Musk leaves biggest Twitter question unanswered: Will he buy the company?

Tesla (TSLA) and SpaceX CEO Elon Musk avoided a question on Thursday that for weeks has weighed on the minds of Twitter’s (TWTR) employees and investors: Does he still intend to buy the social media company?

In a virtual all hands meeting with Twitter’s staff on Thursday, Musk reportedly laid out part of his vision for the company, according to Bloomberg, which cited a person familiar with the matter.

The meeting marks Musk’s first official communication with Twitter employees since he entered an agreement in late April to buy the company. Since then, however, Musk has expressed concerns over the $44 billion acquisition, raising doubts about whether he intends to go through with it.

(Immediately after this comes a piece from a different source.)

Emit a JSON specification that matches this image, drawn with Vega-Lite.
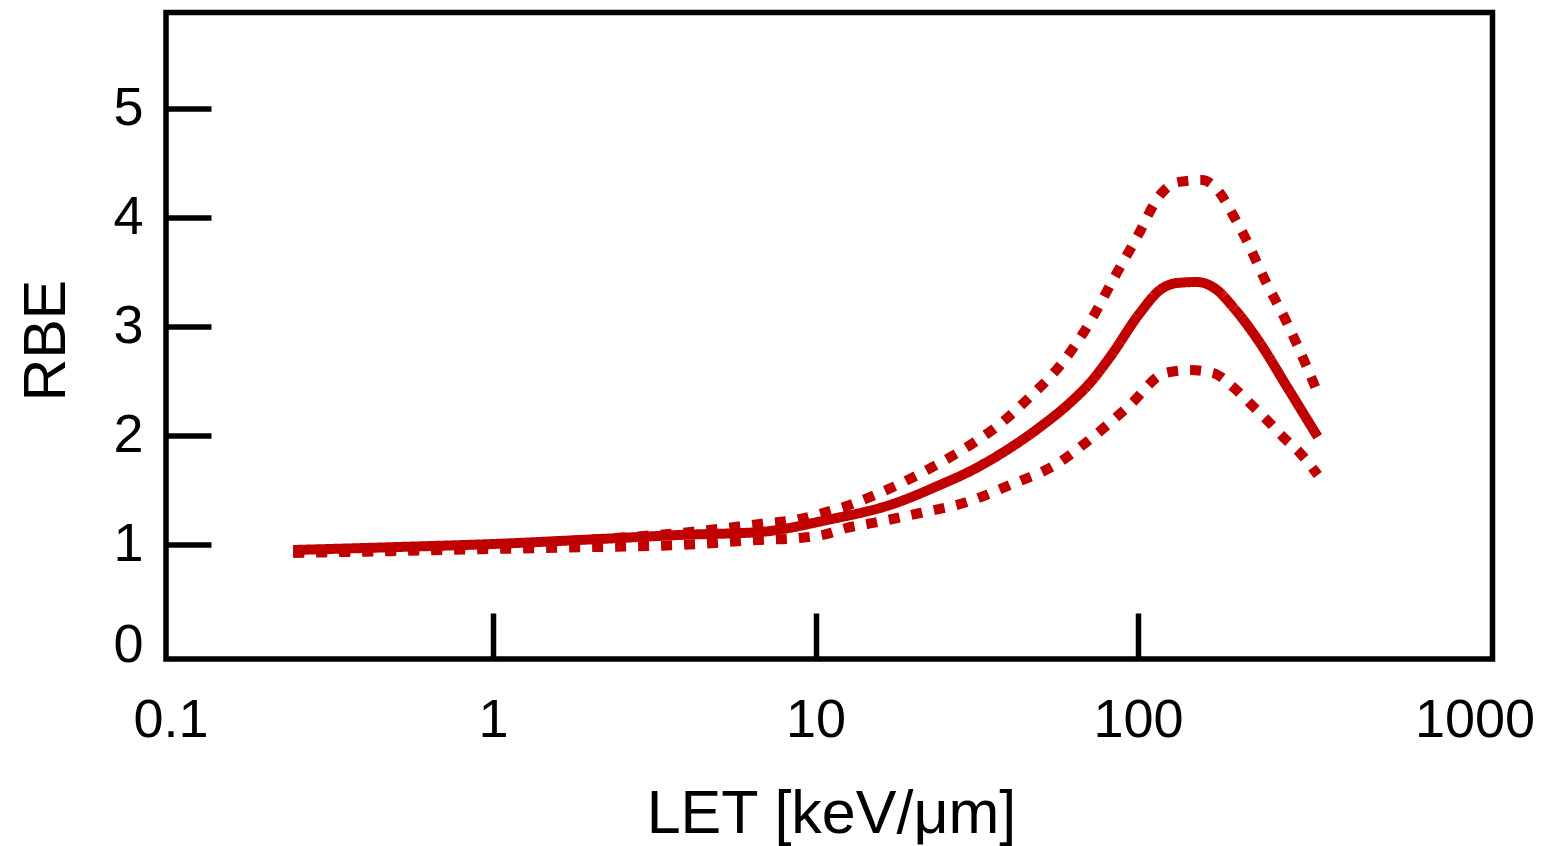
{
  "$schema": "https://vega.github.io/schema/vega-lite/v6.json",
  "width": 1326.5,
  "height": 646.5,
  "autosize": "none",
  "padding": {"left": 166, "top": 12.5, "right": 48.5, "bottom": 187},
  "background": "white",
  "config": {
    "view": {"stroke": "black", "strokeWidth": 5.5},
    "font": "Liberation Sans"
  },
  "data": {
    "values": [
      {"LET": 0.24, "RBE": 0.954, "s": "mean"},
      {"LET": 0.515, "RBE": 0.982, "s": "mean"},
      {"LET": 1.0, "RBE": 1.009, "s": "mean"},
      {"LET": 2.15, "RBE": 1.055, "s": "mean"},
      {"LET": 3.8, "RBE": 1.092, "s": "mean"},
      {"LET": 6.73, "RBE": 1.119, "s": "mean"},
      {"LET": 10.86, "RBE": 1.229, "s": "mean"},
      {"LET": 17.4, "RBE": 1.376, "s": "mean"},
      {"LET": 24.3, "RBE": 1.55, "s": "mean"},
      {"LET": 30.8, "RBE": 1.69, "s": "mean"},
      {"LET": 39.2, "RBE": 1.87, "s": "mean"},
      {"LET": 49.7, "RBE": 2.081, "s": "mean"},
      {"LET": 62.9, "RBE": 2.329, "s": "mean"},
      {"LET": 71.0, "RBE": 2.485, "s": "mean"},
      {"LET": 81.9, "RBE": 2.723, "s": "mean"},
      {"LET": 101.4, "RBE": 3.126, "s": "mean"},
      {"LET": 117.0, "RBE": 3.337, "s": "mean"},
      {"LET": 132.1, "RBE": 3.401, "s": "mean"},
      {"LET": 152.4, "RBE": 3.41, "s": "mean"},
      {"LET": 175.8, "RBE": 3.337, "s": "mean"},
      {"LET": 197.1, "RBE": 3.181, "s": "mean"},
      {"LET": 239, "RBE": 2.851, "s": "mean"},
      {"LET": 290, "RBE": 2.448, "s": "mean"},
      {"LET": 361, "RBE": 1.99, "s": "mean"},

      {"LET": 0.24, "RBE": 0.935, "s": "upper"},
      {"LET": 0.515, "RBE": 0.963, "s": "upper"},
      {"LET": 1.0, "RBE": 1.0, "s": "upper"},
      {"LET": 2.15, "RBE": 1.055, "s": "upper"},
      {"LET": 3.8, "RBE": 1.11, "s": "upper"},
      {"LET": 6.73, "RBE": 1.193, "s": "upper"},
      {"LET": 8.95, "RBE": 1.238, "s": "upper"},
      {"LET": 10.55, "RBE": 1.293, "s": "upper"},
      {"LET": 12.5, "RBE": 1.358, "s": "upper"},
      {"LET": 14.8, "RBE": 1.44, "s": "upper"},
      {"LET": 17.4, "RBE": 1.532, "s": "upper"},
      {"LET": 23.1, "RBE": 1.715, "s": "upper"},
      {"LET": 31.2, "RBE": 1.944, "s": "upper"},
      {"LET": 36.0, "RBE": 2.072, "s": "upper"},
      {"LET": 46.2, "RBE": 2.356, "s": "upper"},
      {"LET": 58.5, "RBE": 2.677, "s": "upper"},
      {"LET": 71.0, "RBE": 3.043, "s": "upper"},
      {"LET": 83.6, "RBE": 3.428, "s": "upper"},
      {"LET": 99.3, "RBE": 3.822, "s": "upper"},
      {"LET": 117.0, "RBE": 4.207, "s": "upper"},
      {"LET": 133, "RBE": 4.326, "s": "upper"},
      {"LET": 157.8, "RBE": 4.345, "s": "upper"},
      {"LET": 179.5, "RBE": 4.226, "s": "upper"},
      {"LET": 197.1, "RBE": 4.024, "s": "upper"},
      {"LET": 214.6, "RBE": 3.822, "s": "upper"},
      {"LET": 247.7, "RBE": 3.428, "s": "upper"},
      {"LET": 290, "RBE": 3.034, "s": "upper"},
      {"LET": 334, "RBE": 2.631, "s": "upper"},
      {"LET": 361, "RBE": 2.393, "s": "upper"},

      {"LET": 0.24, "RBE": 0.927, "s": "lower"},
      {"LET": 0.515, "RBE": 0.945, "s": "lower"},
      {"LET": 1.0, "RBE": 0.963, "s": "lower"},
      {"LET": 2.15, "RBE": 0.982, "s": "lower"},
      {"LET": 3.8, "RBE": 1.0, "s": "lower"},
      {"LET": 6.73, "RBE": 1.046, "s": "lower"},
      {"LET": 8.95, "RBE": 1.064, "s": "lower"},
      {"LET": 10.55, "RBE": 1.092, "s": "lower"},
      {"LET": 12.5, "RBE": 1.156, "s": "lower"},
      {"LET": 15.1, "RBE": 1.202, "s": "lower"},
      {"LET": 21.1, "RBE": 1.293, "s": "lower"},
      {"LET": 29.5, "RBE": 1.394, "s": "lower"},
      {"LET": 40.1, "RBE": 1.55, "s": "lower"},
      {"LET": 55.3, "RBE": 1.733, "s": "lower"},
      {"LET": 72.5, "RBE": 1.99, "s": "lower"},
      {"LET": 94.4, "RBE": 2.283, "s": "lower"},
      {"LET": 121.3, "RBE": 2.576, "s": "lower"},
      {"LET": 145, "RBE": 2.603, "s": "lower"},
      {"LET": 171, "RBE": 2.576, "s": "lower"},
      {"LET": 197.1, "RBE": 2.448, "s": "lower"},
      {"LET": 222, "RBE": 2.301, "s": "lower"},
      {"LET": 251, "RBE": 2.146, "s": "lower"},
      {"LET": 281.6, "RBE": 1.99, "s": "lower"},
      {"LET": 318, "RBE": 1.843, "s": "lower"},
      {"LET": 361, "RBE": 1.642, "s": "lower"}
    ]
  },
  "mark": {"type": "line", "color": "#C00000", "strokeWidth": 10, "strokeCap": "butt", "interpolate": "monotone", "clip": true},
  "encoding": {
    "x": {
      "field": "LET",
      "type": "quantitative",
      "scale": {"type": "log", "domain": [0.0968, 1257], "nice": false},
      "axis": {
        "title": "LET [keV/μm]",
        "values": [0.1, 1, 10, 100, 1000],
        "format": "~g",
        "domain": false,
        "grid": false,
        "tickSize": -46,
        "tickWidth": 5.5,
        "tickColor": "black",
        "tickOpacity": {"condition": {"test": "datum.value < 0.5 || datum.value > 500", "value": 0}, "value": 1},
        "labelFont": "Liberation Sans",
        "labelFontSize": 54,
        "labelColor": "black",
        "labelBaseline": "alphabetic",
        "labelAlign": "center",
        "labelPadding": 123,
        "labelOffset": {"condition": {"test": "datum.value > 500", "value": 14}, "value": 0},
        "labelFlush": false,
        "labelOverlap": false,
        "titleFont": "Liberation Sans",
        "titleFontSize": 61,
        "titleFontWeight": "normal",
        "titleColor": "black",
        "titleX": 665,
        "titleY": 173,
        "titleBaseline": "alphabetic",
        "titleAlign": "center"
      }
    },
    "y": {
      "field": "RBE",
      "type": "quantitative",
      "scale": {"domain": [-0.045, 5.88], "nice": false, "zero": false},
      "axis": {
        "title": "RBE",
        "values": [0, 1, 2, 3, 4, 5],
        "domain": false,
        "grid": false,
        "tickSize": -45,
        "tickWidth": 5.5,
        "tickColor": "black",
        "tickOpacity": {"condition": {"test": "datum.value < 0.5", "value": 0}, "value": 1},
        "labelFont": "Liberation Sans",
        "labelFontSize": 54,
        "labelColor": "black",
        "labelBaseline": "middle",
        "labelAlign": "right",
        "labelPadding": 68,
        "labelOffset": {"condition": {"test": "datum.value < 0.5", "value": -9}, "value": 0},
        "labelFlush": false,
        "labelOverlap": false,
        "titleFont": "Liberation Sans",
        "titleFontSize": 59,
        "titleFontWeight": "normal",
        "titleColor": "black",
        "titleX": -102,
        "titleY": 327.5,
        "titleAngle": -90,
        "titleBaseline": "alphabetic",
        "titleAlign": "center"
      }
    },
    "detail": {"field": "s"},
    "strokeDash": {
      "field": "s",
      "type": "nominal",
      "scale": {"domain": ["mean", "upper", "lower"], "range": [[1, 0], [11, 12], [11, 12]]},
      "legend": null
    }
  }
}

Musk has cited the number of reported bots on the platform as his biggest problem with the move, though Twitter insists that automated accounts make up less than 5% of total the network’s monetizable daily active users (mDAU). Some observers have questioned whether the famously mercurial CEO is deploying the purported bots problem as a convenient excuse for wiggling out of the mega-deal as Twitter’s value plummets amid a tech selloff and broader bear market.

Musk’s touch-and-go plans to buy Twitter have made headlines for weeks. During Thursday’s meeting, the CEO characterized media reports, without specifying which ones, as containing lies about how the deal had been proceeding.

In tweets and correspondence with Twitter’s management, Musk has asserted his right to walk away from the deal, though legal experts question whether doing so would trigger Musk’s responsibility to pay Twitter a $1 billion break-up fee.

According to Musk, Twitter has refused to share with him raw data on the social media platform’s number of spam and fake accounts, which he says is necessary to evaluate whether to move forward with the deal.

“Twitter’s latest offer to simply provide additional details regarding the company’s own testing methodologies, whether through written materials or verbal explanations, is tantamount to refusing Mr. Musk’s data requests,” a lawyer for Musk wrote in a letter to Twitter on June 6.

Outside of bots and his gripes with the media, Musk on Thursday reiterated his belief that free speech is paramount for Twitter. Musk has previously vowed to reverse Twitter’s permanent ban on former President Trump, who was kicked off of the platform following the Jan. 6 attack on the Capitol.

Also on Thursday, Musk set a goal of growing Twitter from its current 229 million mDAUs to 1 billion; he’s also considered charging users a fee to verify accounts. As for bots, Musk reportedly pushed for using open source code to moderate or control spam and automated accounts.

Musk regularly communicates with the public via Twitter, frequently taking to the social network to relay information about his various companies. But he also spends time on the service sharing memes, disparaging politicians, and mocking his critics.

Twitter shares were trading around $38 immediately after the meeting on Thursday. On April 22, the last day of trading before the deal was announced, Twitter’s shares closed at $48.93. If the deal goes through, Musk would pay $54.20 per share for the company.

Shares of Tesla, which make up a larger portion of Musk’s wealth, were trading down more than 9%, at $630 a share, on Thursday afternoon.